Snideness is never an attractive trait, but it is distressingly common in trial court. No offense to you trial lawyers out there, but I find snideness far less prevalent in appellate practice, and, on those occasions where it does raise its ugly head, the justices seem far more hostile to it than most trial judges are.
Which brings me to a 2009 case that I ran across today, Nazir v. United Airlines (2009) 178 Cal.App.4th 243, in which plaintiff’s counsel, apparently from a solo or small office, squared up against an employment law powerhouse and not only won, but got to see the powerhouse firm spanked by the Court of Appeal as it reversed the summary judgment for the defendant employer.
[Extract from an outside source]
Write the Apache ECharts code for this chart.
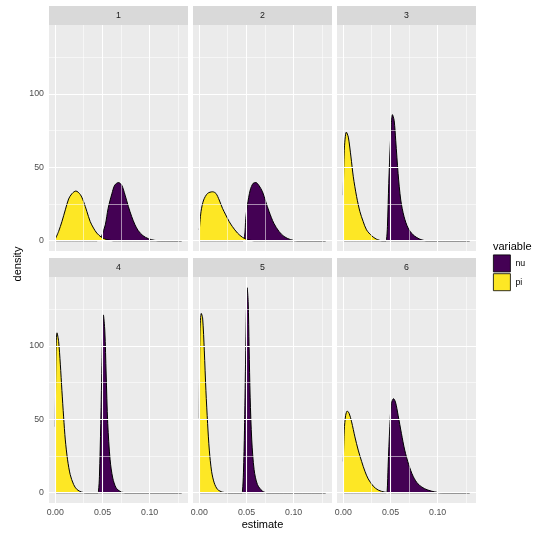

Here’s your hot tip of the day: Unless you want to invite the severest scrutiny of your own papers and trial counsel’s track record in the trial court, don’t start your brief like this:
Seemingly emboldened by [the trial court’s description of the plaintiff’s summary judgment opposition papers], defendants’ brief here begins this way:
“As in Macbeth’s soliloquy, Appellant’s Opening Brief (AOB), like his summary judgment opposition below, is full of ‘sound and fury, [but ultimately] signifying nothing.’ Despite filing an 1894 page(!) opposition separate statement, which the trial court found … in a manner deliberately calculated to obfuscate whether any ‘purportedly disputed facts were actually controverted by admissible evidence,’ the trial court properly granted summary judgment in this case. As with Nazir’s opposition statement, his AOB is ‘mostly verbiage, and utterly lacking in the identification and presentation of evidence demonstrating a disputed issue of fact.’ ”
Uh-oh. Pot, meet kettle:
Passing over whether such disparagement is effective advocacy, the “girth” of materials before the trial court began with defendants, whose 1056 pages of moving papers were in great part inappropriate, beginning with the motion itself.
The opinion goes on to lambaste the powerhouse firm for bringing a motion outside the scope of the statute and filing papers so out of compliance with court rules that they failed to adequately inform the plaintiff of the facts supporting the motion. Indeed, the court again takes an accusation (that plaintiff’s papers were designed to obfuscate) and applies it to the defendants:
The deficiencies in the motion pale in comparison to those in the separate statement. “Separate statements are required not to satisfy a sadistic urge to torment lawyers, but rather to afford due process to opposing parties and to permit trial courts to expeditiously review complex motions for [summary adjudication] and summary judgment to determine quickly and efficiently whether material facts are undisputed.” (United Community Church v. Garcin (1991) 231 Cal.App.3d 327, 335, 282 Cal.Rptr. 368.) The separate statement “provides a convenient and expeditious vehicle permitting the trial court to hone in on the truly disputed facts.” (Collins v. Hertz Corp. (2006) 144 Cal.App.4th 64, 74, 50 Cal.Rptr.3d 149.) That hardly describes defendants’ separate statement here.
Plaintiff’s counsel must have really enjoyed reading that opinion.